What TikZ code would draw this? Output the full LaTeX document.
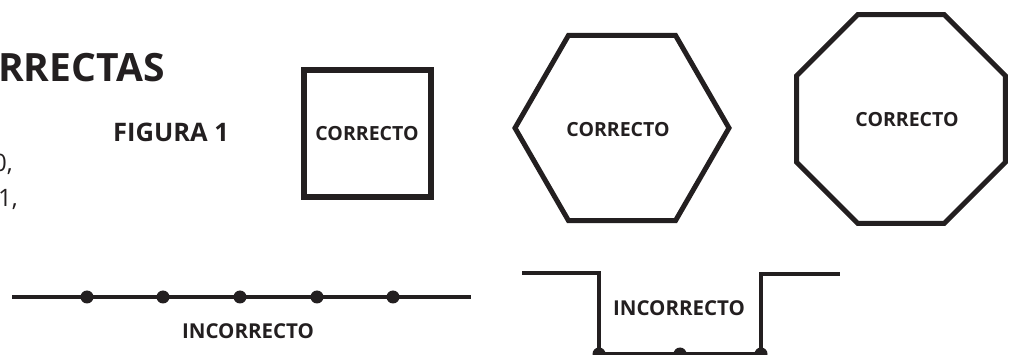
\documentclass[tikz,border=0pt]{standalone}
\usepackage{fontspec}
\setmainfont{Open Sans}
\usetikzlibrary{shapes.geometric}
\definecolor{ink}{HTML}{231F20}
\tikzset{
  figline/.style={draw=ink, line width=5pt, line join=miter},
  dotpt/.style={circle, fill=ink, inner sep=0pt, minimum size=13pt},
  lbl/.style={text=ink, font=\bfseries\fontsize{19.5}{24}\selectfont, inner sep=0pt},
}
\begin{document}
\begin{tikzpicture}[x=1pt, y=-1pt]
  \useasboundingbox (0,0) rectangle (1013,355);
  \clip (0,0) rectangle (1013,355);
  % text cut at the left edge
  \node[text=ink, font=\bfseries\fontsize{39}{46}\selectfont, anchor=base west, inner sep=0pt] (head) at (-2,82) {RRECTAS};
  \node[text=ink, font=\bfseries\fontsize{25.5}{30}\selectfont, anchor=base west, inner sep=0pt] (fig) at (113,142) {FIGURA 1};
  \node[text=ink, font=\fontsize{24}{28}\selectfont, anchor=base east, inner sep=0pt] (txta) at (13,172) {0,};
  \node[text=ink, font=\fontsize{24}{28}\selectfont, anchor=base east, inner sep=0pt] (txtb) at (18,207) {1,};
  % correct shapes
  \node[figline, line width=6pt, lbl, minimum size=127pt] (sq) at (367,134) {CORRECTO};
  \node[figline, regular polygon, regular polygon sides=6, minimum size=214pt] (hex) at (622,128) {};
  \node[lbl] (hextxt) at (618,130) {CORRECTO};
  \node[figline, regular polygon, regular polygon sides=8, minimum size=226pt] (oct) at (901,119) {};
  \node[lbl] (octtxt) at (907,120) {CORRECTO};
  % incorrect: straight line
  \coordinate (la) at (12,297);
  \node[dotpt] (d1) at (87,297) {};
  \node[dotpt] (d2) at (163,297) {};
  \node[dotpt] (d3) at (240,297) {};
  \node[dotpt] (d4) at (317,297) {};
  \node[dotpt] (d5) at (393,297) {};
  \coordinate (lb) at (471,297);
  \draw[figline, line width=4.5pt] (la) -- (d1.center) -- (d2.center) -- (d3.center) -- (d4.center) -- (d5.center) -- (lb);
  \node[lbl, font=\bfseries\fontsize{20.5}{24}\selectfont, anchor=base] (inca) at (248,339) {INCORRECTO};
  % incorrect: step
  \coordinate (ua) at (522,273);
  \coordinate (ub) at (599,273);
  \node[dotpt] (b1) at (599,354) {};
  \node[dotpt] (b2) at (680,354) {};
  \node[dotpt] (b3) at (761,354) {};
  \coordinate (uc) at (761,274);
  \coordinate (ud) at (840,274);
  \draw[figline, line width=4.5pt] (ua) -- (ub) -- (b1.center) -- (b2.center) -- (b3.center) -- (uc) -- (ud);
  \node[lbl, font=\bfseries\fontsize{20.5}{24}\selectfont, anchor=base] (incb) at (679,316) {INCORRECTO};
\end{tikzpicture}
\end{document}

::::

EXERCISE DIRECTIONS: Output a faithful copy of the data, with each picture left out.

PROBLEM SOLUTION:
What TikZ code would draw this? Output the full LaTeX document.
\documentclass[tikz,border=0pt]{standalone}
\usepackage{fontspec}
\setmainfont{Open Sans}
\usetikzlibrary{shapes.geometric}
\definecolor{ink}{HTML}{231F20}
\tikzset{
  figline/.style={draw=ink, line width=5pt, line join=miter},
  dotpt/.style={circle, fill=ink, inner sep=0pt, minimum size=13pt},
  lbl/.style={text=ink, font=\bfseries\fontsize{19.5}{24}\selectfont, inner sep=0pt},
}
\begin{document}
\begin{tikzpicture}[x=1pt, y=-1pt]
  \useasboundingbox (0,0) rectangle (1013,355);
  \clip (0,0) rectangle (1013,355);
  % text cut at the left edge
  \node[text=ink, font=\bfseries\fontsize{39}{46}\selectfont, anchor=base west, inner sep=0pt] (head) at (-2,82) {RRECTAS};
  \node[text=ink, font=\bfseries\fontsize{25.5}{30}\selectfont, anchor=base west, inner sep=0pt] (fig) at (113,142) {FIGURA 1};
  \node[text=ink, font=\fontsize{24}{28}\selectfont, anchor=base east, inner sep=0pt] (txta) at (13,172) {0,};
  \node[text=ink, font=\fontsize{24}{28}\selectfont, anchor=base east, inner sep=0pt] (txtb) at (18,207) {1,};
  % correct shapes
  \node[figline, line width=6pt, lbl, minimum size=127pt] (sq) at (367,134) {CORRECTO};
  \node[figline, regular polygon, regular polygon sides=6, minimum size=214pt] (hex) at (622,128) {};
  \node[lbl] (hextxt) at (618,130) {CORRECTO};
  \node[figline, regular polygon, regular polygon sides=8, minimum size=226pt] (oct) at (901,119) {};
  \node[lbl] (octtxt) at (907,120) {CORRECTO};
  % incorrect: straight line
  \coordinate (la) at (12,297);
  \node[dotpt] (d1) at (87,297) {};
  \node[dotpt] (d2) at (163,297) {};
  \node[dotpt] (d3) at (240,297) {};
  \node[dotpt] (d4) at (317,297) {};
  \node[dotpt] (d5) at (393,297) {};
  \coordinate (lb) at (471,297);
  \draw[figline, line width=4.5pt] (la) -- (d1.center) -- (d2.center) -- (d3.center) -- (d4.center) -- (d5.center) -- (lb);
  \node[lbl, font=\bfseries\fontsize{20.5}{24}\selectfont, anchor=base] (inca) at (248,339) {INCORRECTO};
  % incorrect: step
  \coordinate (ua) at (522,273);
  \coordinate (ub) at (599,273);
  \node[dotpt] (b1) at (599,354) {};
  \node[dotpt] (b2) at (680,354) {};
  \node[dotpt] (b3) at (761,354) {};
  \coordinate (uc) at (761,274);
  \coordinate (ud) at (840,274);
  \draw[figline, line width=4.5pt] (ua) -- (ub) -- (b1.center) -- (b2.center) -- (b3.center) -- (uc) -- (ud);
  \node[lbl, font=\bfseries\fontsize{20.5}{24}\selectfont, anchor=base] (incb) at (679,316) {INCORRECTO};
\end{tikzpicture}
\end{document}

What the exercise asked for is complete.